Dans certains pays comme l’Irak ou encore le Nigeria, ces mesures sont incontournables. Bien souvent, l’entreprise doit donc s’adjoindre les services d’un consultant en sécurité, dépendant d’une société telle Geos, Risk&Co ou Amarante, pour ne citer que les trois plus grandes en France, qui organisent et gèrent la sécurité au quotidien. C’est le consultant qui fera, le cas échéant, appel à des sociétés de protection locales (voitures sécurisées, gardes non armés). L’utilisation de gardes armés, en revanche, est plus rare et, surtout, réglementée. Dans la grande majorité des pays, les entreprises étrangères ne peuvent pas faire appel à des sociétés militaires privées (SMP). En revanche, les autorités locales peuvent mettre à leur disposition des forces armées du pays. C’est le cas par exemple au Niger, où le personnel d’Areva est protégé par les autorités locales, ou encore au Nigeria, où les entreprises peuvent s’adjoindre – moyennant dédommagement – les services de la police mobile du pays, Mopol.

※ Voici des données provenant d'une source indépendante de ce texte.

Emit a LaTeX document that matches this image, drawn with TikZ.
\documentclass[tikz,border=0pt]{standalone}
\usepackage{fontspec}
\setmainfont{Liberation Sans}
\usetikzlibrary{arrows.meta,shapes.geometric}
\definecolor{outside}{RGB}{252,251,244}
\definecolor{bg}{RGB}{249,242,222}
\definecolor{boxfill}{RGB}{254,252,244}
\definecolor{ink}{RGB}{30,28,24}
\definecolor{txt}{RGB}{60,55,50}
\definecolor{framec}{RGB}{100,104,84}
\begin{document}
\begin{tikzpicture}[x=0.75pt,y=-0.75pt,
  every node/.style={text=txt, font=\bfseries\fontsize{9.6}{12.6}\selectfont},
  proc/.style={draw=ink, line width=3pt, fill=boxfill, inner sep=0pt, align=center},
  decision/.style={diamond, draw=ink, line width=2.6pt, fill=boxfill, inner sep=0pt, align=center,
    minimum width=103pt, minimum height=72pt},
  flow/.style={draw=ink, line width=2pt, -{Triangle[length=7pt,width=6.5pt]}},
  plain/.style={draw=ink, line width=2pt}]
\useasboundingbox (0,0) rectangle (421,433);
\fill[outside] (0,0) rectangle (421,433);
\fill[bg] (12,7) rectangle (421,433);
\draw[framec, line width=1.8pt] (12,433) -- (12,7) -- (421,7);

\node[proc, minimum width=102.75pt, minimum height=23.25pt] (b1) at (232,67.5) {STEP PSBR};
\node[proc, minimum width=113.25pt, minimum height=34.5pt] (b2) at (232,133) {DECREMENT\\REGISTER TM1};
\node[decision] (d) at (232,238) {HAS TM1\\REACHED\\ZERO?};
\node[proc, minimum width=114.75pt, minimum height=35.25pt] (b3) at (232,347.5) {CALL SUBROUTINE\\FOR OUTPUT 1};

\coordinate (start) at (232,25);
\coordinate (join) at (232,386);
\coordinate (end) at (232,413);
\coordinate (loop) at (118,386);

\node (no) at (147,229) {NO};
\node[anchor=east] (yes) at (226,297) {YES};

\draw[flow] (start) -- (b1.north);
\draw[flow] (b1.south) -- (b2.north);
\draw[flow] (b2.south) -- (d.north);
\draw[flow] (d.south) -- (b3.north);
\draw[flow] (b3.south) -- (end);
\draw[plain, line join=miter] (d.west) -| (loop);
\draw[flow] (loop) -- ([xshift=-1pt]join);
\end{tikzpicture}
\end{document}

Dans certains cas, les entreprises utilisent aussi des solutions de tracking : des puces, insérées dans des vêtements ou des téléphones portables, permettent de savoir en permanence où se trouvent leurs salariés. Bien entendu, cette mesure extrême est réservée aux pays les plus risqués, où elle permet, en cas d’enlèvement, d’espérer localiser l’otage rapidement.

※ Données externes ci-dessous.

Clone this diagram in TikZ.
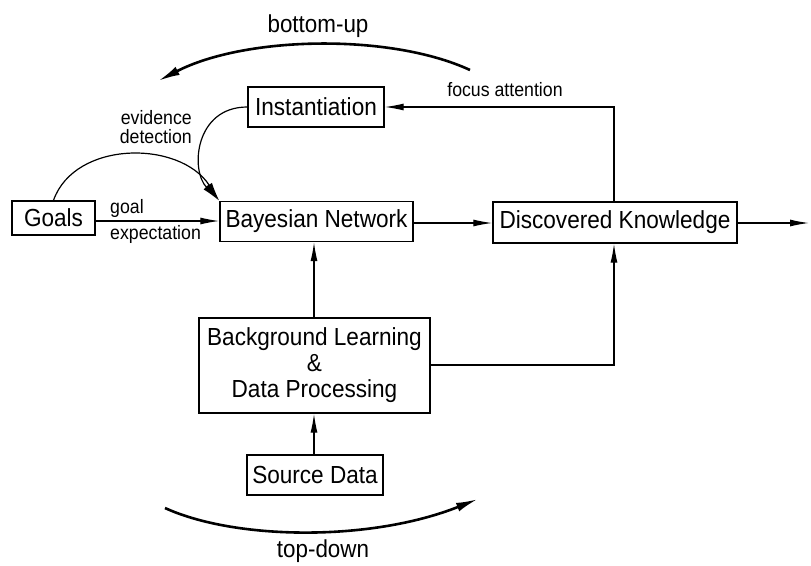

Faire appel aux services de l’Etat
Le marché de la sécurité des expatriés est dominé par des acteurs privés, souvent dirigés par d’anciens militaires ou policiers. « Mais il faut aussi savoir compter sur l’appui des services de l’Etat en termes de renseignements et sécurisation sur place », note Olivier Hassid. Ainsi, le centre de crise du quai d’Orsay collabore avec les entreprises. Et dans chaque ambassade, un attaché de sécurité, policier ou gendarme, est leur interlocuteur. En Irak, l’Adit – société spécialisée dans l’intelligence économique – a noué un partenariat avec l’ambassade pour construire en son sein un centre d’affaires capable de recevoir une vingtaine de bureaux où les entreprises françaises peuvent, ponctuellement ou à l’année, s’installer. Ce qui leur permet de réduire drastiquement leurs frais de sécurité. Une initiative qui devrait être réitérée en Libye.
Dans certains pays, où l’enlèvement s’est érigé en véritable business – avec l’émergence notamment du « flash kidnapping » –, mieux vaut aussi s’assurer. Les assurances « kidnapping et rançon », spécialités anglosaxonnes, existent désormais sur le marché français. Elles couvrent non seulement les éventuelles rançons à payer, mais aussi les frais annexes, et notamment ceux des négociateurs auxquels il convient, en général, de faire appel. Si ces assurances sont précieuses, elles doivent rester confidentielles. Car un cadre informé qu’il est assuré est bien plus en péril que si l’assurance reste secrète.
Des dispositifs coûteux
Bien entendu, ces dispositifs ont un coût. En Irak, par exemple, l’ancien ambassadeur Boris Boillon expliquait, lors du congrès du CDSE en 2010, qu’une escorte depuis l’aéroport de Bagdad jusqu’au Centre des affaires revenait à 1 000 euros. Lors de ce même congrès, le budget sécurité de Sanofi Aventis était estimé à 500 000 euros : une somme consacrée à la sûreté des voyageurs d’affaires, la formation et la sensibilisation des expatriés, et la mise en place d’une cellule de gestion de risques et de crise. Localement, le coût d’un manager sécurité à plein temps atteint facilement 15 000 à 25 000 euros par mois. Du coup, « autant les groupes du CAC 40 se sont structurés pour assurer leur protection, autant les PME ont un vrai travail à faire pour s’aligner sur ces standards », souligne Alexandre Hollander, d’Amarante. « Cependant, précise-t-il, les entreprises peuvent prendre des abonnements moins coûteux, de 1 000 à 3 000 euros : là, elles paient avant tout pour une disponibilité 24 heures sur 24, et un certain volume de conseils. »
Mais la sécurité ne passe pas uniquement par la dissuasion : « Il existe aussi une logique de sécurité durable », insiste Olivier Hassid. Car mieux une entreprise est intégrée dans son environnement et moins elle court de risques, comme l’explique Aline Leboeuf, chercheur à l’Institut français des relations internationales (Ifri). Eriger des bunkers n’est donc pas toujours la meilleure solution !
* Chiffre cité par Aline Lebeuf dans Sécurité et Stratégie n°7, octobre 2011.